Stranded duo rescued from Holy Island causeway
A Royal Air Force helicopter crew yesterday carried out a dramatic rescue of a stranded couple after their car was swamped by the rising tide.
The tourists were cut off from land as the incoming tide swamped the Holy Island causeway where they had been travelling.

Ill-health and mobility problems meant the 60-year-old man was unable to make for the safety of the causeway's specially built refuge on stilts. His wife, also 60, stayed by his side and the couple dialled 999.
The pair could only sit and wait as they were trapped by fast-rising waters which reached the widow level of the Fiesta.
The husband and wife were carefully winched aboard the Sea King helicopter, scrambled from RAF Boulmer at 1.15pm yesterday, after the fire service received the initial SOS.
The volunteer-manned Holy Island and Seahouses Coastguard Rescue Teams were also both sent to the scene as support.
The couple, who were from Glasgow, and enjoying a holiday in the Alnmouth area of Northumberland when they decided to visit Lindisfarne, were safely returned to the beach where they were met by a Coastguard unit.
Neither were injured, but both were described as shaken by the escape. Police are making arrangements to help retrieve their stricken vehicle.
Last night, with the summer holidays already underway, the Maritime and Coastguard Agency issued a warning for families and tourists unfamiliar with the causeway to pay close attention to tide times when visiting the popular island.
The Coastguard also revealed a total of £50,000 had been spent on the 11 rescues they were called out to on the Holy Island crossing last year.
Humber Coastguard Watch Manager Mike Green said: "The couple started to drive across the causeway, despite signs giving information about the causeway and the fact that it is closed at high tide.
"The signs, which are at both ends of the causeway, are there for a reason: to stop people from getting cut off by the tide. Every year, countless tourists are cut off on the causeway because they do not take the tides into consideration."
RAF pilot Dan Easter said the Sea King crew had been preparing for a training exercise when they were diverted to the rescue.
He said: "When we arrived we dropped one of the winchmen off at the car so he could talk to the stranded couple. They were understandably pretty nervous so we had to make sure they were OK.

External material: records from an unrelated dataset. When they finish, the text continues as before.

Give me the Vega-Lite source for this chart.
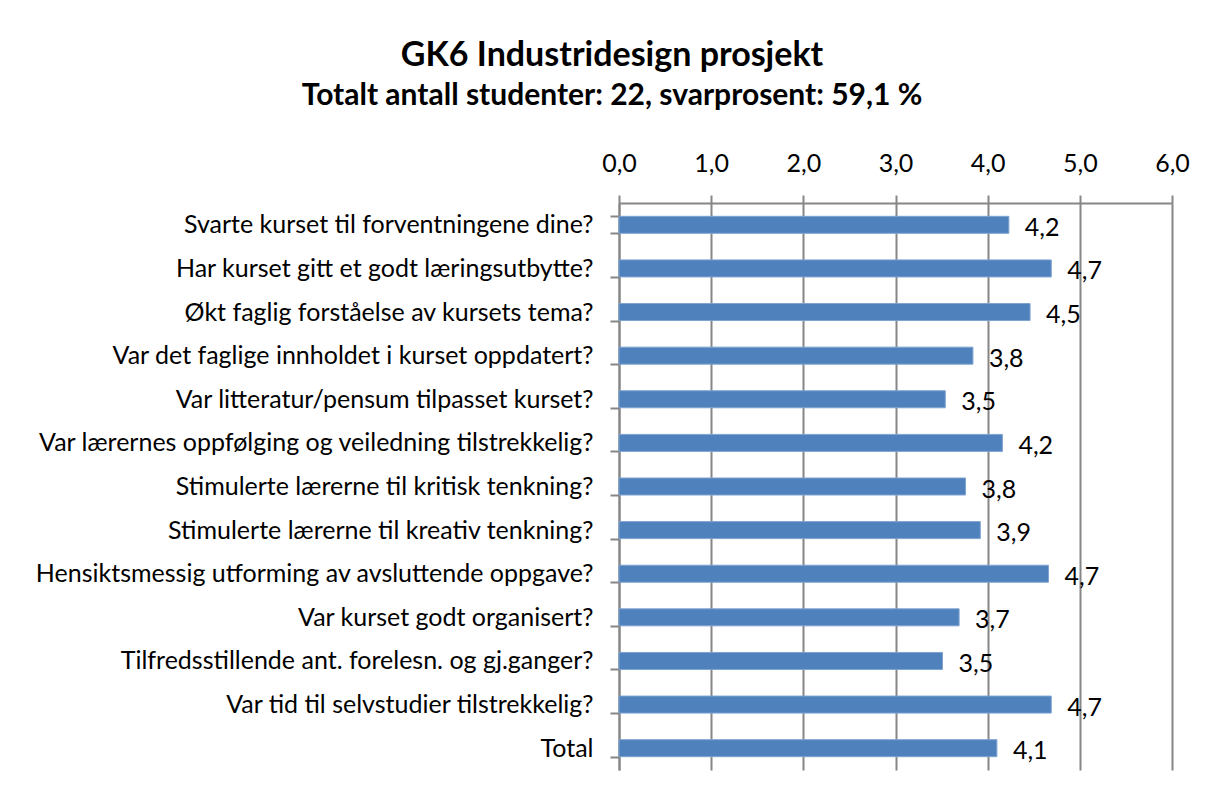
{
  "$schema": "https://vega.github.io/schema/vega-lite/v6.json",
  "autosize": {"type": "none"},
  "width": 553,
  "height": 567,
  "padding": {"left": 619, "top": 203, "right": 42, "bottom": 24},
  "background": "white",
  "title": {
    "text": "GK6 Industridesign prosjekt",
    "subtitle": "Totalt antall studenter: 22, svarprosent: 59,1 %",
    "anchor": "middle",
    "frame": "bounds",
    "font": "Lato",
    "fontSize": 34,
    "fontWeight": "bold",
    "color": "black",
    "subtitleFont": "Lato",
    "subtitleFontSize": 30,
    "subtitleFontWeight": "bold",
    "subtitleColor": "black",
    "subtitlePadding": 8,
    "offset": 40
  },
  "data": {
    "values": [
      {"sporsmal": "Svarte kurset til forventningene dine?", "snitt": 4.23},
      {"sporsmal": "Har kurset gitt et godt læringsutbytte?", "snitt": 4.69},
      {"sporsmal": "Økt faglig forståelse av kursets tema?", "snitt": 4.46},
      {"sporsmal": "Var det faglige innholdet i kurset oppdatert?", "snitt": 3.84},
      {"sporsmal": "Var litteratur/pensum tilpasset kurset?", "snitt": 3.54},
      {"sporsmal": "Var lærernes oppfølging og veiledning tilstrekkelig?", "snitt": 4.16},
      {"sporsmal": "Stimulerte lærerne til kritisk tenkning?", "snitt": 3.76},
      {"sporsmal": "Stimulerte lærerne til kreativ tenkning?", "snitt": 3.92},
      {"sporsmal": "Hensiktsmessig utforming av avsluttende oppgave?", "snitt": 4.66},
      {"sporsmal": "Var kurset godt organisert?", "snitt": 3.69},
      {"sporsmal": "Tilfredsstillende ant. forelesn. og gj.ganger?", "snitt": 3.51},
      {"sporsmal": "Var tid til selvstudier tilstrekkelig?", "snitt": 4.69},
      {"sporsmal": "Total", "snitt": 4.1}
    ]
  },
  "encoding": {
    "y": {
      "field": "sporsmal",
      "type": "nominal",
      "sort": null,
      "scale": {"paddingInner": 0.61, "paddingOuter": 0.305},
      "axis": {
        "title": null,
        "orient": "left",
        "tickBand": "extent",
        "grid": false,
        "domainColor": "#868686",
        "domainWidth": 2,
        "tickColor": "#868686",
        "tickWidth": 2,
        "tickSize": 9,
        "labelPadding": 17,
        "labelFont": "Lato",
        "labelFontSize": 25,
        "labelColor": "black",
        "labelLimit": 700
      }
    },
    "x": {
      "field": "snitt",
      "type": "quantitative",
      "scale": {"domain": [0, 6], "nice": false},
      "axis": {
        "title": null,
        "orient": "top",
        "values": [0, 1, 2, 3, 4, 5, 6],
        "format": ".1f",
        "grid": true,
        "gridColor": "#868686",
        "gridWidth": 2,
        "domainColor": "#868686",
        "domainWidth": 2,
        "tickColor": "#868686",
        "tickWidth": 2,
        "tickSize": 8,
        "labelPadding": 19,
        "labelFont": "Lato",
        "labelFontSize": 25,
        "labelColor": "black",
        "labelFlush": false
      }
    }
  },
  "layer": [
    {"mark": {"type": "bar", "color": "#4F81BD", "stroke": "#7FA3D0", "strokeWidth": 1}},
    {
      "mark": {"type": "text", "align": "left", "baseline": "middle", "dx": 16, "dy": 3, "font": "Lato", "fontSize": 25, "color": "black"},
      "encoding": {"text": {"field": "snitt", "type": "quantitative", "format": ".1f"}}
    }
  ],
  "config": {
    "view": {"stroke": null},
    "locale": {"number": {"decimal": ",", "thousands": "\u00a0", "grouping": [3], "currency": ["", " kr"]}}
  }
}
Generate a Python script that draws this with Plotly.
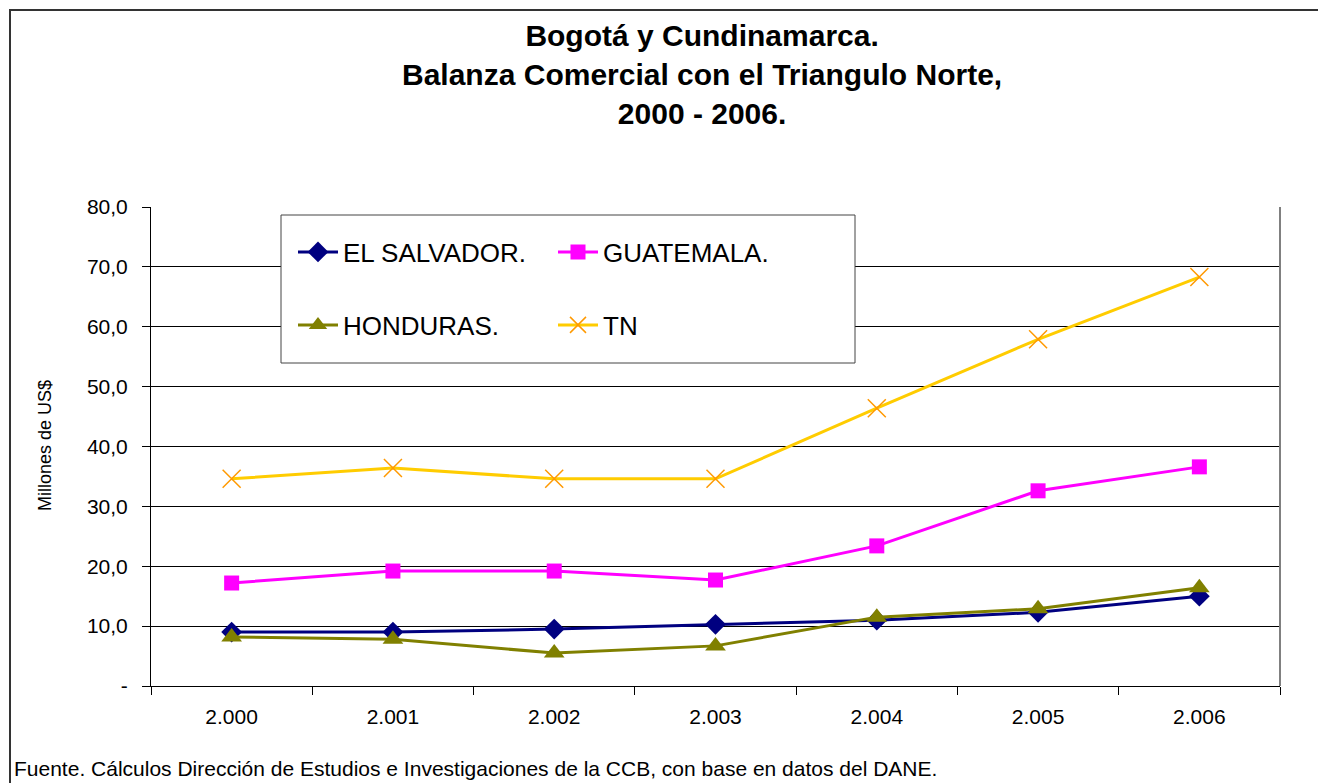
import plotly.graph_objects as go

#-------------------------------------------------
# data
#-------------------------------------------------
years = ["2.000", "2.001", "2.002", "2.003", "2.004", "2.005", "2.006"]

el_salvador = [9.0, 9.0, 9.5, 10.3, 11.0, 12.3, 15.0]
guatemala   = [17.2, 19.2, 19.2, 17.7, 23.4, 32.6, 36.6]
honduras    = [8.2, 7.8, 5.5, 6.7, 11.5, 12.9, 16.4]
tn          = [34.6, 36.4, 34.6, 34.6, 46.4, 57.9, 68.3]

y_ticks  = [0, 10, 20, 30, 40, 50, 60, 70, 80]
y_labels = ["-", "10,0", "20,0", "30,0", "40,0", "50,0", "60,0", "70,0", "80,0"]

#-------------------------------------------------
# plot area in pixels
L, R, T, B = 151, 1280, 207, 686
W, H = 1318, 783


def px(x):
    return (x - L) / (R - L)


def py(y):
    return (B - y) / (B - T)


FONT = "Arial, Liberation Sans, sans-serif"

fig = go.Figure()

fig.add_trace(go.Scatter(
    x=years, y=el_salvador, name="EL SALVADOR.", mode="lines+markers",
    line=dict(color="#000080", width=3),
    marker=dict(symbol="diamond", size=16, color="#000080"),
    legend="legend",
))
fig.add_trace(go.Scatter(
    x=years, y=guatemala, name="GUATEMALA.", mode="lines+markers",
    line=dict(color="#FF00FF", width=3),
    marker=dict(symbol="square", size=15, color="#FF00FF"),
    legend="legend",
))
fig.add_trace(go.Scatter(
    x=years, y=honduras, name="HONDURAS.", mode="lines+markers",
    line=dict(color="#808000", width=3),
    marker=dict(symbol="triangle-up", size=18, color="#808000"),
    legend="legend2",
))
fig.add_trace(go.Scatter(
    x=years, y=tn, name="TN", mode="lines+markers",
    line=dict(color="#FFCC00", width=3),
    marker=dict(symbol="x-thin", size=18, line=dict(color="#FF9900", width=1.5)),
    legend="legend2",
))

leg = dict(
    orientation="h", xanchor="left", yanchor="middle",
    font=dict(family=FONT, size=26, color="black"),
    bgcolor="rgba(0,0,0,0)", borderwidth=0,
    entrywidth=205, entrywidthmode="pixels", itemwidth=40,
)

fig.update_layout(
    width=W, height=H,
    margin=dict(l=L, r=W - R, t=T, b=H - B),
    paper_bgcolor="white", plot_bgcolor="white",
    font=dict(family=FONT, color="black"),
    showlegend=True,
    legend=dict(leg, x=px(293), y=py(252)),
    legend2=dict(leg, x=px(293), y=py(325)),
    xaxis=dict(
        type="category", tickson="boundaries", range=[-0.5, 6.5],
        ticks="outside", ticklen=8, tickcolor="black",
        showline=True, linecolor="black", linewidth=1,
        showgrid=False, ticklabelstandoff=12,
        tickfont=dict(family=FONT, size=21, color="black"),
    ),
    yaxis=dict(
        range=[0, 80], tickvals=y_ticks, ticktext=y_labels,
        ticks="outside", ticklen=8, tickcolor="black",
        showline=True, linecolor="black", linewidth=1,
        showgrid=True, gridcolor="black", gridwidth=1,
        zeroline=False, ticklabelstandoff=10,
        tickfont=dict(family=FONT, size=21, color="black"),
    ),
    shapes=[
        # outer chart border
        dict(type="rect", xref="paper", yref="paper",
             x0=px(10), x1=px(1340), y0=py(10), y1=py(800),
             line=dict(color="#333333", width=2), fillcolor="rgba(0,0,0,0)"),
        # right edge of plot area
        dict(type="line", xref="paper", yref="paper",
             x0=1, x1=1, y0=0, y1=1, line=dict(color="#808080", width=2)),
        # legend box
        dict(type="rect", xref="paper", yref="paper",
             x0=px(281), x1=px(855), y0=py(215), y1=py(363),
             line=dict(color="#444444", width=1), fillcolor="white", layer="above"),
    ],
    annotations=[
        dict(text="<b>Bogotá y Cundinamarca.<br>Balanza Comercial con el Triangulo Norte,<br>2000 - 2006.</b>",
             xref="paper", yref="paper", x=px(702), y=py(74),
             xanchor="center", yanchor="middle", showarrow=False,
             font=dict(family=FONT, size=30, color="black"), align="center"),
        dict(text="Millones de US$", textangle=-90,
             xref="paper", yref="paper", x=px(45), y=py(446),
             xanchor="center", yanchor="middle", showarrow=False,
             font=dict(family=FONT, size=18, color="black")),
        dict(text="Fuente. Cálculos Dirección de Estudios e Investigaciones de la CCB, con base en datos del DANE.",
             xref="paper", yref="paper", x=px(12), y=py(768),
             xanchor="left", yanchor="middle", showarrow=False,
             font=dict(family=FONT, size=21, color="black")),
    ],
)

fig.write_html("out.html", config={"displayModeBar": False},
               post_script="document.body.style.margin='0';")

"The water had just about reached the level of the windows on the car, but I believe there had only been small puddles inside the vehicle.
"The winchman was able to open the doors then we just pulled them up and set them down on the beach.
"I think the couple had been a couple of hundred metres from the refuge itself when they were caught by the tide and they both felt it was safer to remain with the car."
A spokesperson for Northumbria Police said: "Just before 1.30pm yesterday police received a report that a couple had become trapped in their car while attempting to cross the causeway between Beale and Holy Island.
"Police and the coastguard attended. The helicopter from RAF Boulmer was called and lifted the couple to safety."

COST OF A RESCUE
Each time a rescue effort is launched to help stricken motorists on the Holy Island causeway the costs mount.
The Maritime and Coastguard Agency estimates each incident costs upwards of £4,000.
Last year 22 people, seven of them children, had to be rescued from the causeway, over a total of 11 incidents.
Based on the average cost for each emergency call-out, failure to properly check the causeway times cost the rescue services more than £44,000 in 2008.
Rescue bosses have said they hope to see the number of preventable incidents they are called out to significantly drop over this summer holiday.
A Coastguard spokesperson said: "The costs are significant, and that is without including equipment purchase costs, police costs, and the cost of lost work time for volunteers called out on the lifeboats."